Scholars of the two Homeric epics had noticed a number of things. First, there are descriptions in The Odyssey of a poet Demodocus who sings two stories. The first song is about the destruction on Troy by the subterfuge of a wooden horse.This is not the narrative of The Iliad – that story is about the anger of Achilles and takes place some time before the fall of Troy, although it knows about the eventual destruction of the city. The second song is a ribald story about Aphrodite and Ares being caught in flagrante delicto and literally manacled to the bed by Hephaestus, the jealous husband of the love goddess; he then invites all the the other gods to show up to make fun of them. Importantly, the poet is blind, just like Homer was supposed to be, and is clearly not reading from a text. Also, he sings the two stories while accompanying himself on the lyre.
The second thing that any reader will notice is that throughout the epics are certain adjectives and phrases that are repeated over and over again.
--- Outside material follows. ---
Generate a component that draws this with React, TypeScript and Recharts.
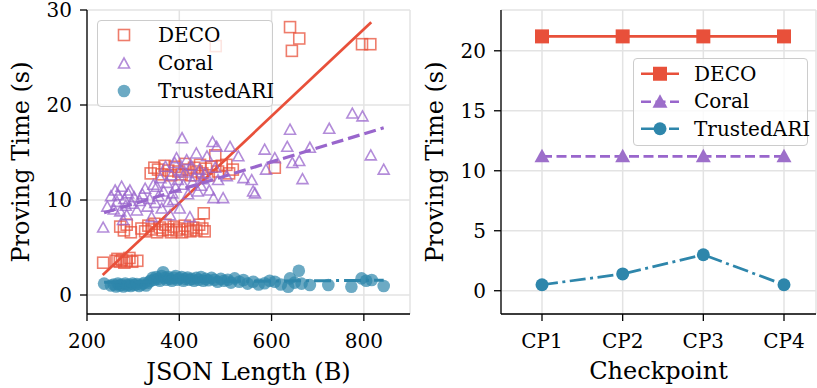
import React from 'react';
import { ScatterChart, Scatter, LineChart, Line, XAxis, YAxis, CartesianGrid } from 'recharts';

const FONT = '"DejaVu Serif", serif';
const RED = '#e8503a';
const PURPLE = '#9966cc';
const BLUE = '#2e86ab';
const GRID = '#e3e3e3';

// left panel: proving time vs JSON length, one [bytes, seconds] pair per request
const decoRaw: [number, number][] = [
  [235, 3.4], [262, 3.6], [266, 3.8], [271, 3.5], [276, 3.7], [281, 3.4], [286, 3.6], [292, 3.9], [298, 3.5], [309, 3.6],
  [272, 7.2], [280, 6.8], [286, 7.4], [295, 6.6], [318, 7.0], [326, 6.7], [333, 7.3], [340, 6.9], [346, 7.5], [352, 6.6],
  [358, 7.1], [364, 6.8], [370, 7.4], [376, 6.9], [382, 6.6], [388, 7.2], [394, 6.8], [400, 7.0], [406, 6.6], [412, 7.3],
  [418, 6.9], [424, 6.7], [430, 7.1], [437, 6.8], [443, 7.4], [450, 7.0], [455, 6.7], [453, 8.6],
  [338, 12.8], [346, 13.4], [354, 13.2], [362, 12.7], [368, 13.6], [376, 13.1], [382, 12.6], [390, 13.5], [398, 13.0],
  [405, 12.7], [412, 13.8], [418, 13.2], [425, 12.6], [432, 13.4], [438, 13.0], [445, 13.7], [450, 12.8], [458, 13.3],
  [464, 12.6], [470, 13.5], [478, 14.7], [484, 13.0], [492, 13.6], [502, 13.7], [508, 12.8], [516, 13.2],
  [607, 13.4], [479, 26.2], [640, 28.2], [660, 27.0], [644, 25.7], [796, 26.4], [814, 26.4],
];
const coralRaw: [number, number][] = [
  [235, 7.1], [244, 9.3], [252, 10.4], [258, 9.0], [261, 11.0], [265, 9.8], [268, 10.5], [272, 8.8], [275, 11.4], [278, 7.9],
  [281, 10.1], [284, 9.4], [286, 8.4], [289, 10.7], [293, 11.0], [297, 9.6], [302, 10.3], [308, 8.9], [314, 9.9], [320, 10.6],
  [326, 11.2], [331, 9.3], [336, 10.1], [340, 8.2], [344, 11.6], [348, 9.7], [351, 11.4], [355, 10.4], [359, 12.3], [362, 9.1],
  [366, 10.9], [370, 13.5], [373, 11.8], [376, 9.8], [380, 8.4], [383, 12.6], [385, 10.7], [387, 10.0], [390, 13.9], [392, 11.3],
  [394, 14.4], [397, 12.1], [401, 9.1], [403, 13.1], [406, 16.5], [409, 11.6], [412, 12.9], [416, 14.2], [419, 10.6], [423, 8.2],
  [426, 13.6], [429, 11.9], [433, 12.5], [437, 14.9], [440, 10.9], [444, 13.2], [447, 11.5], [451, 12.2], [456, 12.8], [460, 14.6],
  [465, 11.0], [472, 16.1], [474, 10.2], [478, 13.4], [481, 15.6], [484, 12.1], [495, 10.2], [503, 12.5], [510, 15.6], [528, 14.6],
  [539, 12.3], [557, 12.1], [560, 10.9], [564, 10.7], [585, 15.3], [588, 13.2], [607, 14.4], [634, 15.6], [640, 17.4], [645, 13.9],
  [660, 14.1], [667, 12.2], [683, 15.5], [725, 17.5], [775, 19.1], [797, 18.8], [815, 14.7], [843, 13.2],
];
const trustedRaw: [number, number][] = [
  [237, 1.2], [252, 1.0], [258, 1.1], [263, 0.9], [267, 1.2], [271, 1.0], [275, 1.1], [279, 0.9], [283, 1.2], [287, 1.0],
  [291, 1.1], [295, 0.95], [299, 1.2], [303, 1.05], [308, 1.15], [313, 0.95], [318, 1.1], [323, 1.25], [328, 1.0], [333, 1.3],
  [338, 1.5], [342, 1.8], [346, 1.6], [350, 1.9], [354, 1.7], [358, 1.5], [362, 2.0], [365, 2.4], [369, 1.8], [372, 1.6],
  [376, 1.9], [380, 1.7], [384, 1.5], [388, 1.8], [392, 2.0], [396, 1.6], [400, 1.75], [405, 1.9], [409, 1.5], [413, 1.7],
  [418, 1.85], [422, 1.6], [427, 1.7], [432, 1.5], [437, 1.8], [442, 1.6], [447, 1.9], [452, 1.5], [457, 1.7], [463, 1.55],
  [470, 1.8], [476, 1.6], [483, 1.4], [490, 1.7], [497, 1.5], [505, 1.6], [512, 1.3], [520, 1.75], [530, 1.4], [539, 1.58],
  [548, 1.2], [560, 1.4], [572, 1.1], [585, 1.23], [596, 1.5], [607, 1.4], [620, 1.1], [636, 0.87], [640, 1.75], [650, 1.3],
  [659, 2.56], [665, 1.2], [683, 1.05], [723, 1.05], [773, 0.87], [795, 1.75], [805, 1.5], [817, 1.58], [843, 0.95],
];
// linear fits, end points
const decoFitRaw: [number, number][] = [[234, 2.1], [816, 28.7]];
const coralFitRaw: [number, number][] = [[237, 8.65], [843, 17.6]];
const trustedFitRaw: [number, number][] = [[237, 1.35], [843, 1.55]];

const xTicks = [200, 400, 600, 800];
const yTicksLeft = [0, 10, 20, 30];

// right panel: per checkpoint
const checkpoints = ['CP1', 'CP2', 'CP3', 'CP4'];
const decoCp = [21.2, 21.2, 21.2, 21.2];
const coralCp = [11.2, 11.2, 11.2, 11.2];
const trustedCp = [0.5, 1.4, 3.0, 0.5];
const yTicksRight = [0, 5, 10, 15, 20];

const pts = (arr: [number, number][]) => arr.map(([x, y]) => ({ x, y }));
const cpRows = checkpoints.map((cp, i) => ({ cp, deco: decoCp[i], coral: coralCp[i], trusted: trustedCp[i] }));

const tickStyle = { fill: '#000', fontSize: 20, fontFamily: FONT };
const axisStroke = { stroke: '#000', strokeWidth: 1.3 };

const hollowSquare = (p: any) => (
  <rect x={p.cx - 5.5} y={p.cy - 5.5} width={11} height={11} fill="none" stroke={RED} strokeOpacity={0.75} strokeWidth={1.6} />
);
const hollowTriangle = (p: any) => (
  <path d={`M${p.cx},${p.cy - 5.5}L${p.cx + 5.5},${p.cy + 4.5}L${p.cx - 5.5},${p.cy + 4.5}Z`} fill="none" stroke={PURPLE} strokeOpacity={0.75} strokeWidth={1.6} />
);
const blueDot = (p: any) => <circle cx={p.cx} cy={p.cy} r={6.3} fill={BLUE} fillOpacity={0.7} />;
const noShape = () => <g />;

const squareDot = (p: any) => <rect key={p.index} x={p.cx - 7} y={p.cy - 7} width={14} height={14} fill={RED} />;
const triDot = (p: any) => (
  <path key={p.index} d={`M${p.cx},${p.cy - 7.5}L${p.cx + 7.5},${p.cy + 6}L${p.cx - 7.5},${p.cy + 6}Z`} fill="#9d6fca" />
);
const roundDot = (p: any) => <circle key={p.index} cx={p.cx} cy={p.cy} r={6.5} fill={BLUE} />;

const xLabel = (text: string, dy: number) => (props: any) => {
  const vb = props.viewBox || { x: 0, y: 314, width: 0 };
  return (
    <text x={vb.x + vb.width / 2} y={vb.y + dy} textAnchor="middle" fontSize={24} fontFamily={FONT} fill="#000">
      {text}
    </text>
  );
};
const yLabel = (text: string, dx: number) => (props: any) => {
  const vb = props.viewBox || { x: 0, y: 10, height: 304 };
  const x = vb.x + dx;
  const y = vb.y + vb.height / 2;
  return (
    <text x={x} y={y} transform={`rotate(-90 ${x} ${y})`} textAnchor="middle" fontSize={24} fontFamily={FONT} fill="#000">
      {text}
    </text>
  );
};

const legendBox: React.CSSProperties = {
  position: 'absolute',
  background: 'rgba(255,255,255,0.8)',
  border: '1px solid #cccccc',
  borderRadius: 4,
  fontFamily: FONT,
  fontSize: 20,
  color: '#000',
  boxSizing: 'border-box',
};

function LegendRow({ icon, label, h }: { icon: React.ReactNode; label: string; h: number }) {
  return (
    <div style={{ display: 'flex', alignItems: 'center', height: h }}>
      <svg width={58} height={h} style={{ flex: 'none' }}>{icon}</svg>
      <span style={{ marginLeft: 2, whiteSpace: 'nowrap' }}>{label}</span>
    </div>
  );
}

function ScatterLegend() {
  const h = 28;
  const c = h / 2;
  return (
    <div style={{ ...legendBox, left: 97, top: 20, width: 176, height: 87 }}>
      <LegendRow h={h} label="DECO" icon={hollowSquare({ cx: 26, cy: c })} />
      <LegendRow h={h} label="Coral" icon={hollowTriangle({ cx: 26, cy: c + 0.5 })} />
      <LegendRow h={h} label="TrustedARI" icon={blueDot({ cx: 26, cy: c })} />
    </div>
  );
}

function LineLegend() {
  const h = 27.5;
  const c = h / 2;
  return (
    <div style={{ ...legendBox, left: 633, top: 58, width: 175, height: 88, paddingTop: 1 }}>
      <LegendRow h={h} label="DECO" icon={<g><line x1={7} x2={45} y1={c} y2={c} stroke={RED} strokeWidth={2.7} />{squareDot({ cx: 26, cy: c })}</g>} />
      <LegendRow h={h} label="Coral" icon={<g><line x1={7} x2={45} y1={c} y2={c} stroke={PURPLE} strokeWidth={2.7} strokeDasharray="10 4.5" />{triDot({ cx: 26, cy: c })}</g>} />
      <LegendRow h={h} label="TrustedARI" icon={<g><line x1={7} x2={45} y1={c} y2={c} stroke={BLUE} strokeWidth={2.7} strokeDasharray="16 4.5 3 4.5" />{roundDot({ cx: 26, cy: c })}</g>} />
    </div>
  );
}

export default function App() {
  return (
    <div style={{ position: 'fixed', left: 0, top: 0, width: 817, height: 388, background: '#fff', overflow: 'hidden' }}>
      <div style={{ position: 'absolute', left: 0, top: 0 }}>
        <ScatterChart width={412} height={388} margin={{ top: 10, right: 2, bottom: 30, left: 27 }}>
          <CartesianGrid stroke={GRID} strokeWidth={1.5} />
          <XAxis
            type="number"
            dataKey="x"
            domain={[200, 900]}
            ticks={xTicks}
            interval={0}
            height={44}
            tickSize={7}
            tickMargin={13}
            tick={tickStyle}
            tickLine={axisStroke}
            axisLine={axisStroke}
            label={xLabel('JSON Length (B)', 66)}
          />
          <XAxis xAxisId="top" orientation="top" type="number" dataKey="x" domain={[200, 900]} height={0} tick={false} tickLine={false} axisLine={axisStroke} />
          <YAxis
            type="number"
            dataKey="y"
            domain={[-2, 30]}
            ticks={yTicksLeft}
            interval={0}
            width={60}
            tickSize={7}
            tickMargin={8}
            tick={tickStyle}
            tickLine={axisStroke}
            axisLine={axisStroke}
            label={yLabel('Proving Time (s)', 2)}
          />
          <YAxis yAxisId="right" orientation="right" type="number" dataKey="y" domain={[-2, 30]} width={0} tick={false} tickLine={false} axisLine={axisStroke} />
          <Scatter data={pts(decoRaw)} shape={hollowSquare} isAnimationActive={false} />
          <Scatter data={pts(decoFitRaw)} shape={noShape} line={{ stroke: RED, strokeWidth: 2.7 }} isAnimationActive={false} />
          <Scatter data={pts(coralRaw)} shape={hollowTriangle} isAnimationActive={false} />
          <Scatter data={pts(coralFitRaw)} shape={noShape} line={{ stroke: PURPLE, strokeWidth: 3.2, strokeDasharray: '12 5' }} isAnimationActive={false} />
          <Scatter data={pts(trustedRaw)} shape={blueDot} isAnimationActive={false} />
          <Scatter data={pts(trustedFitRaw)} shape={noShape} line={{ stroke: BLUE, strokeWidth: 3, strokeDasharray: '17 5 3 5' }} isAnimationActive={false} />
        </ScatterChart>
      </div>
      <div style={{ position: 'absolute', left: 400, top: 0 }}>
        <LineChart width={417} height={388} data={cpRows} margin={{ top: 10, right: 1, bottom: 30, left: 41 }}>
          <CartesianGrid stroke={GRID} strokeWidth={1.5} />
          <XAxis
            dataKey="cp"
            padding={{ left: 41, right: 32 }}
            interval={0}
            height={44}
            tickSize={7}
            tickMargin={13}
            tick={tickStyle}
            tickLine={axisStroke}
            axisLine={axisStroke}
            label={xLabel('Checkpoint', 65)}
          />
          <XAxis xAxisId="top" orientation="top" dataKey="cp" padding={{ left: 41, right: 32 }} height={0} tick={false} tickLine={false} axisLine={axisStroke} />
          <YAxis
            type="number"
            domain={[-1.94, 23.4]}
            ticks={yTicksRight}
            interval={0}
            width={60}
            tickSize={7}
            tickMargin={8}
            tick={tickStyle}
            tickLine={axisStroke}
            axisLine={axisStroke}
            label={yLabel('Proving Time (s)', 1.5)}
          />
          <YAxis yAxisId="right" orientation="right" type="number" domain={[-1.94, 23.4]} width={0} tick={false} tickLine={false} axisLine={axisStroke} />
          <Line dataKey="deco" stroke={RED} strokeWidth={2.7} dot={squareDot} isAnimationActive={false} />
          <Line dataKey="coral" stroke={PURPLE} strokeWidth={2.7} strokeDasharray="10 4.5" dot={triDot} isAnimationActive={false} />
          <Line dataKey="trusted" stroke={BLUE} strokeWidth={2.7} strokeDasharray="16 4.5 3 4.5" dot={roundDot} isAnimationActive={false} />
        </LineChart>
      </div>
      <ScatterLegend />
      <LineLegend />
    </div>
  );
}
For example, the sea is “wine-dark”, Telemachus in The Odyssey is always “thoughtful”, and Penelope is always “prudent”. While it makes it easy for young students translating the text, it raises the question as to why the author(s) are so repetitive. Could they not think of some other way to describe things? Or was there a reason as to why the poet(s) returned again and again to these formulas?
Parry realized that the south Yugoslav singers also used formulas. The reason was that they were basically re-creating the epic songs as they sang them – creation-in-performance. The formulas were the means of ensuring that the right number of stresses and syllables showed up in a line. If you knew that you would be referring to “thoughtful Telemachus” then that dealt with five syllables and two stresses and you didn’t have to think about it too much, because you already knew how it would fit. Ancient Greek allowed for a fair amount of word-order flexibility, and so the story would flow along according to what the singer remembered, using certain standard ways of describing scenes and these formulas.
Parry died suddenly in 1935 in Los Angeles, and never published his research, but his student Albert Lord carried on where he left off. Lord returned to the Balkans both before and after the Second World War and continued to make recordings and transcriptions. His PhD thesis in 1949 argued that the two epics were originally these compositions in performance, and after further work this was published in 1960 as The Singer of Tales. This does not answer the question of whether there ever was someone named Homer, but it firmly established how the two long poems were created. It does not explain the process by which the ancient Greeks wrote it down, but it does explain why there are variations and why there are formulas. It also explains the unusual structures of The Iliad and The Odyssey, in that scenes and episodes could have been dropped in and expanded very easily into the structures of an earlier, shorter version of the poem.
Lord and Parry were influenced by the study of folklore and comparative literature at Harvard, and their efforts created the genre of the study of oral traditions in Asia and Africa, to supplement what they learned in Yugoslavia. No serious classical scholar contests the origins of the epics in oral recitation as described by Lord and Parry. While the details are still argued about, the reality is that after 2500 years of reading and study there are still new things to be learned from these old epics.